** Start of Provided material **

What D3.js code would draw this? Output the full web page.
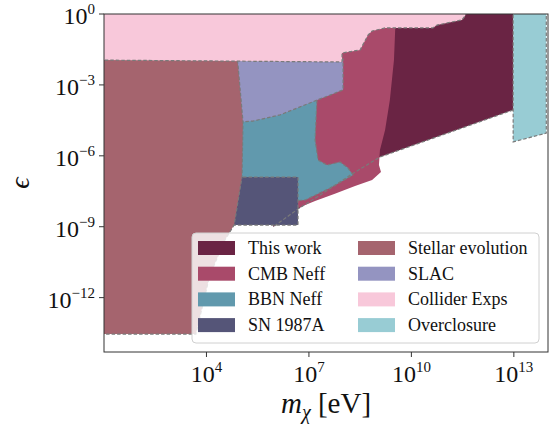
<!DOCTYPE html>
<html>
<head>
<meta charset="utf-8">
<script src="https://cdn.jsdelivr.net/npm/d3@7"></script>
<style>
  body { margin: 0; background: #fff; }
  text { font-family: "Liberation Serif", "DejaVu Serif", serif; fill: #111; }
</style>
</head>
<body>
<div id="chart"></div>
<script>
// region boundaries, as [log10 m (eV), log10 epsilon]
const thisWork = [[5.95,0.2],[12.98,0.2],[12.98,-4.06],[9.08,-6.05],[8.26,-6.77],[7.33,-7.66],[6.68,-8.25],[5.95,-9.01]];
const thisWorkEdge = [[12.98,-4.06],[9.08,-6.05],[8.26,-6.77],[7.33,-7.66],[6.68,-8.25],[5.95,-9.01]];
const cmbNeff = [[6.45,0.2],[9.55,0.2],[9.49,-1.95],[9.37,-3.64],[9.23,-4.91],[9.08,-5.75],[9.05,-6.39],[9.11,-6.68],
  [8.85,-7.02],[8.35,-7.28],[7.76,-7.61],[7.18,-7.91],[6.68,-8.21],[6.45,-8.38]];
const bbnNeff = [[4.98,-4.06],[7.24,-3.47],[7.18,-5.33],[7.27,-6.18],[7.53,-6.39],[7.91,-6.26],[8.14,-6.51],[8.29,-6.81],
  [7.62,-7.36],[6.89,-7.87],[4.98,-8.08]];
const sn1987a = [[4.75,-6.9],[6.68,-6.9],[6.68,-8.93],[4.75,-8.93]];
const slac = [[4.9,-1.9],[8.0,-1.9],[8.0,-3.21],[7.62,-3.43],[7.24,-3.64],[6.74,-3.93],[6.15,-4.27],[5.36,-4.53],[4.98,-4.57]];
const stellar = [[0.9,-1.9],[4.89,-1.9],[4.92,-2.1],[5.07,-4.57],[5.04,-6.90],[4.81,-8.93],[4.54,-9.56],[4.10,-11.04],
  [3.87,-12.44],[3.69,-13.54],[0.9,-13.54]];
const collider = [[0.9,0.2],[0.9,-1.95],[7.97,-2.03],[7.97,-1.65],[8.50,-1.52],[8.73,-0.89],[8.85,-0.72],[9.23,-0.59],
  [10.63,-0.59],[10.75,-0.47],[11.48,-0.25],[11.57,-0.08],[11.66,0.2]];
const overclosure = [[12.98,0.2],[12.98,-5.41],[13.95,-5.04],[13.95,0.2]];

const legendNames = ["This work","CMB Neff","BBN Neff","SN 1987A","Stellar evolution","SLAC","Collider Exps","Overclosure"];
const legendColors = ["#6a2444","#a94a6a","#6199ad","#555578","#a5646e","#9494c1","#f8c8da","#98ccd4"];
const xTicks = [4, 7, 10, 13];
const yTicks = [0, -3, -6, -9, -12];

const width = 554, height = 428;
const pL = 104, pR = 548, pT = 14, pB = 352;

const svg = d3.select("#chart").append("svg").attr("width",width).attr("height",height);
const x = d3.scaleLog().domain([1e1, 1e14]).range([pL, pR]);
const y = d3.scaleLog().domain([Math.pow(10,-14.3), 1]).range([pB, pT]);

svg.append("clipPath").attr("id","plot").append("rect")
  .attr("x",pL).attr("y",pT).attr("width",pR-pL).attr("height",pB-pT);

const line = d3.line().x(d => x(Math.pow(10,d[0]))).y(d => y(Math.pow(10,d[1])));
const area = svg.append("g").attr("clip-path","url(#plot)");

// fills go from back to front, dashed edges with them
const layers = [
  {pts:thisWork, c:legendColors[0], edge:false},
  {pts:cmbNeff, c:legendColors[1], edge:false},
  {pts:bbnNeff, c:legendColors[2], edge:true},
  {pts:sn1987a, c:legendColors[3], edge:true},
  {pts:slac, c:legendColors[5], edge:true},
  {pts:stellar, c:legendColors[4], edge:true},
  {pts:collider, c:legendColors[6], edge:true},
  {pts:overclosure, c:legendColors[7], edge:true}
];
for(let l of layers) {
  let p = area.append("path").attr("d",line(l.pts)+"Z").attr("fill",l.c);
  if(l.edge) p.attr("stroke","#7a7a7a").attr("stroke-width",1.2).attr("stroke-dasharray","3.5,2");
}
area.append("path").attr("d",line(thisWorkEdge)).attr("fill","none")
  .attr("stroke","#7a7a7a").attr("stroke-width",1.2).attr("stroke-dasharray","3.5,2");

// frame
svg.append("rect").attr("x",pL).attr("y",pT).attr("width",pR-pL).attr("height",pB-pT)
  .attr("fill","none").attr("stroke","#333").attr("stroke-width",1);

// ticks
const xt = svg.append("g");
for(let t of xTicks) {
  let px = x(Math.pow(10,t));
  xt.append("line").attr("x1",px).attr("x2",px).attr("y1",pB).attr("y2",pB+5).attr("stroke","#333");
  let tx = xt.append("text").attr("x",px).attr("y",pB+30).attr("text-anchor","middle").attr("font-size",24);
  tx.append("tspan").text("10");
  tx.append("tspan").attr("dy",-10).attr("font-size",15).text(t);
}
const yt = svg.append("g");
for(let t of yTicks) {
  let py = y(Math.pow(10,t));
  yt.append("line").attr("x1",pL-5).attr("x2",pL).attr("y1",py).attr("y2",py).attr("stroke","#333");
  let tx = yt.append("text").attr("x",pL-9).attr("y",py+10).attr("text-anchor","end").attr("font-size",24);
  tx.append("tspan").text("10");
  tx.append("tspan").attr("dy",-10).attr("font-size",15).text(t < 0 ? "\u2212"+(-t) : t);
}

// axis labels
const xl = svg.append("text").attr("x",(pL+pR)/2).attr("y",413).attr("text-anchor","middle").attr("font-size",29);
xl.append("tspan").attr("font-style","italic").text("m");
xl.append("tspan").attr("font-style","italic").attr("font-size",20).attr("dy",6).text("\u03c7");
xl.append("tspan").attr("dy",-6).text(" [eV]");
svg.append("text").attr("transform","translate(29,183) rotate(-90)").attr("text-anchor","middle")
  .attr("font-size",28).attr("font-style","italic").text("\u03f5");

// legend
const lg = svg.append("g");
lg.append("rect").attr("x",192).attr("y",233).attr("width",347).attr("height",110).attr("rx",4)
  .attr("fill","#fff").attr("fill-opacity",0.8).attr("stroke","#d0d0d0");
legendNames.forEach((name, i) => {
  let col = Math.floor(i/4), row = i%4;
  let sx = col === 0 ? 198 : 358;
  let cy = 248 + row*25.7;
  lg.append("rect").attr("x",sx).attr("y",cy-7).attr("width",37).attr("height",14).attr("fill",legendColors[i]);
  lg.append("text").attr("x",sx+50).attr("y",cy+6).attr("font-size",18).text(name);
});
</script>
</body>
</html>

** End of Provided material **

Given problem: Leaving the pictures aside, transcribe the entire listing exactly.

Solution to this task:
What D3.js code would draw this? Output the full web page.
<!DOCTYPE html>
<html>
<head>
<meta charset="utf-8">
<script src="https://cdn.jsdelivr.net/npm/d3@7"></script>
<style>
  body { margin: 0; background: #fff; }
  text { font-family: "Liberation Serif", "DejaVu Serif", serif; fill: #111; }
</style>
</head>
<body>
<div id="chart"></div>
<script>
// region boundaries, as [log10 m (eV), log10 epsilon]
const thisWork = [[5.95,0.2],[12.98,0.2],[12.98,-4.06],[9.08,-6.05],[8.26,-6.77],[7.33,-7.66],[6.68,-8.25],[5.95,-9.01]];
const thisWorkEdge = [[12.98,-4.06],[9.08,-6.05],[8.26,-6.77],[7.33,-7.66],[6.68,-8.25],[5.95,-9.01]];
const cmbNeff = [[6.45,0.2],[9.55,0.2],[9.49,-1.95],[9.37,-3.64],[9.23,-4.91],[9.08,-5.75],[9.05,-6.39],[9.11,-6.68],
  [8.85,-7.02],[8.35,-7.28],[7.76,-7.61],[7.18,-7.91],[6.68,-8.21],[6.45,-8.38]];
const bbnNeff = [[4.98,-4.06],[7.24,-3.47],[7.18,-5.33],[7.27,-6.18],[7.53,-6.39],[7.91,-6.26],[8.14,-6.51],[8.29,-6.81],
  [7.62,-7.36],[6.89,-7.87],[4.98,-8.08]];
const sn1987a = [[4.75,-6.9],[6.68,-6.9],[6.68,-8.93],[4.75,-8.93]];
const slac = [[4.9,-1.9],[8.0,-1.9],[8.0,-3.21],[7.62,-3.43],[7.24,-3.64],[6.74,-3.93],[6.15,-4.27],[5.36,-4.53],[4.98,-4.57]];
const stellar = [[0.9,-1.9],[4.89,-1.9],[4.92,-2.1],[5.07,-4.57],[5.04,-6.90],[4.81,-8.93],[4.54,-9.56],[4.10,-11.04],
  [3.87,-12.44],[3.69,-13.54],[0.9,-13.54]];
const collider = [[0.9,0.2],[0.9,-1.95],[7.97,-2.03],[7.97,-1.65],[8.50,-1.52],[8.73,-0.89],[8.85,-0.72],[9.23,-0.59],
  [10.63,-0.59],[10.75,-0.47],[11.48,-0.25],[11.57,-0.08],[11.66,0.2]];
const overclosure = [[12.98,0.2],[12.98,-5.41],[13.95,-5.04],[13.95,0.2]];

const legendNames = ["This work","CMB Neff","BBN Neff","SN 1987A","Stellar evolution","SLAC","Collider Exps","Overclosure"];
const legendColors = ["#6a2444","#a94a6a","#6199ad","#555578","#a5646e","#9494c1","#f8c8da","#98ccd4"];
const xTicks = [4, 7, 10, 13];
const yTicks = [0, -3, -6, -9, -12];

const width = 554, height = 428;
const pL = 104, pR = 548, pT = 14, pB = 352;

const svg = d3.select("#chart").append("svg").attr("width",width).attr("height",height);
const x = d3.scaleLog().domain([1e1, 1e14]).range([pL, pR]);
const y = d3.scaleLog().domain([Math.pow(10,-14.3), 1]).range([pB, pT]);

svg.append("clipPath").attr("id","plot").append("rect")
  .attr("x",pL).attr("y",pT).attr("width",pR-pL).attr("height",pB-pT);

const line = d3.line().x(d => x(Math.pow(10,d[0]))).y(d => y(Math.pow(10,d[1])));
const area = svg.append("g").attr("clip-path","url(#plot)");

// fills go from back to front, dashed edges with them
const layers = [
  {pts:thisWork, c:legendColors[0], edge:false},
  {pts:cmbNeff, c:legendColors[1], edge:false},
  {pts:bbnNeff, c:legendColors[2], edge:true},
  {pts:sn1987a, c:legendColors[3], edge:true},
  {pts:slac, c:legendColors[5], edge:true},
  {pts:stellar, c:legendColors[4], edge:true},
  {pts:collider, c:legendColors[6], edge:true},
  {pts:overclosure, c:legendColors[7], edge:true}
];
for(let l of layers) {
  let p = area.append("path").attr("d",line(l.pts)+"Z").attr("fill",l.c);
  if(l.edge) p.attr("stroke","#7a7a7a").attr("stroke-width",1.2).attr("stroke-dasharray","3.5,2");
}
area.append("path").attr("d",line(thisWorkEdge)).attr("fill","none")
  .attr("stroke","#7a7a7a").attr("stroke-width",1.2).attr("stroke-dasharray","3.5,2");

// frame
svg.append("rect").attr("x",pL).attr("y",pT).attr("width",pR-pL).attr("height",pB-pT)
  .attr("fill","none").attr("stroke","#333").attr("stroke-width",1);

// ticks
const xt = svg.append("g");
for(let t of xTicks) {
  let px = x(Math.pow(10,t));
  xt.append("line").attr("x1",px).attr("x2",px).attr("y1",pB).attr("y2",pB+5).attr("stroke","#333");
  let tx = xt.append("text").attr("x",px).attr("y",pB+30).attr("text-anchor","middle").attr("font-size",24);
  tx.append("tspan").text("10");
  tx.append("tspan").attr("dy",-10).attr("font-size",15).text(t);
}
const yt = svg.append("g");
for(let t of yTicks) {
  let py = y(Math.pow(10,t));
  yt.append("line").attr("x1",pL-5).attr("x2",pL).attr("y1",py).attr("y2",py).attr("stroke","#333");
  let tx = yt.append("text").attr("x",pL-9).attr("y",py+10).attr("text-anchor","end").attr("font-size",24);
  tx.append("tspan").text("10");
  tx.append("tspan").attr("dy",-10).attr("font-size",15).text(t < 0 ? "\u2212"+(-t) : t);
}

// axis labels
const xl = svg.append("text").attr("x",(pL+pR)/2).attr("y",413).attr("text-anchor","middle").attr("font-size",29);
xl.append("tspan").attr("font-style","italic").text("m");
xl.append("tspan").attr("font-style","italic").attr("font-size",20).attr("dy",6).text("\u03c7");
xl.append("tspan").attr("dy",-6).text(" [eV]");
svg.append("text").attr("transform","translate(29,183) rotate(-90)").attr("text-anchor","middle")
  .attr("font-size",28).attr("font-style","italic").text("\u03f5");

// legend
const lg = svg.append("g");
lg.append("rect").attr("x",192).attr("y",233).attr("width",347).attr("height",110).attr("rx",4)
  .attr("fill","#fff").attr("fill-opacity",0.8).attr("stroke","#d0d0d0");
legendNames.forEach((name, i) => {
  let col = Math.floor(i/4), row = i%4;
  let sx = col === 0 ? 198 : 358;
  let cy = 248 + row*25.7;
  lg.append("rect").attr("x",sx).attr("y",cy-7).attr("width",37).attr("height",14).attr("fill",legendColors[i]);
  lg.append("text").attr("x",sx+50).attr("y",cy+6).attr("font-size",18).text(name);
});
</script>
</body>
</html>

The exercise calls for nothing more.